David Kilpatrick's Book, Essentials of Assessing, Preventing, and Overcoming Reading Difficulties, describes phonemic awareness as the most common root of reading problems. The idea that phonemic awareness has been critical to reading has been around since the 1980s, at least. Race to the Top funds required reading instruction to include this component. Many common assessment tools (ex. DIBELS and AIMSweb) include this area in assessing kindergarten and first grade students. Phonemic awareness skills, however, continue to develop in "normal" readers until the fourth grade.
What are phonemic awareness skills?
There are three main levels of these skills: early, basic and advanced.
Early- preschool to early kindergarten in typical students. Rhyming, alliteration, syllabication and identification of initial sounds. When my children were young, we read lots of Dr. Seuss and nursery rhymes and talked about words like rhyme and alliteration, and played word games with both. These activities are critical.
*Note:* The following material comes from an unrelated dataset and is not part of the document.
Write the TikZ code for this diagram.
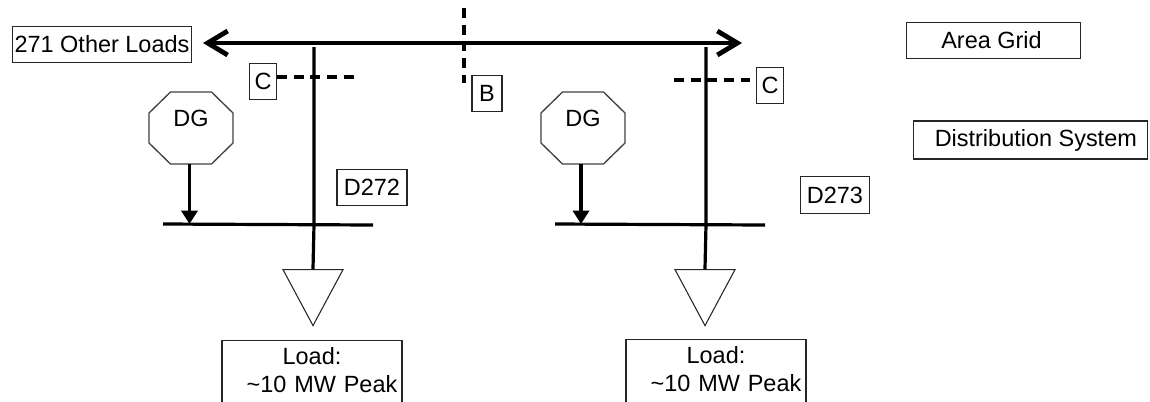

Basic- kindergarten and first grade. Phonemic blending and segmentation. We have kids put together /b/, /a/, /t/ to get bat, reverse the skill or ask them to sound out or stretch out words.
Advanced- end of first grade to fourth. Phonemic manipulation: delete a sound, substitute a sound or reverse sounds. My son had this young as a splinter skill. He sang "The Wheels on the Bus" with a twist. He would change the initial sound of each word to be the same letter. We had "Bo beels bon bo bus," "Mo meels mon mo mus," "Toe teels ton toe tus" and more. (Try this; it is really hard to do for the whole song.) He would sing in perfect rhythm. He could be asked to switch to another sound and off he would go.
If students fail to develop all these skills they will never become proficient readers. Advanced phonemic awareness is necessary for orthographic mapping- the mental process used to store words for efficient retrieval. Orthographic mapping allows people to have good sight word vocabularies. It can be measured by timed word identification skills. The student I briefly worked with who sounded out nearly every word could read, but it was laborious. He was not fluent and it interfered with his comprehension. If students are struggling with sight words, it may be important to go back to early or basic phonemic awareness development and press forward from there. Students need these early foundations to peg sight words with. Apparently it takes four exposures for a "typical" reader to develop a sight word if they have good phonemic awareness. As a result, reading is key to developing a robust sight word vocabulary. Older students who do not have the ability to do this indicate they may be lacking in phonemic awareness.
I look forward to continuing to read to see what suggestions are proposed for addressing this area.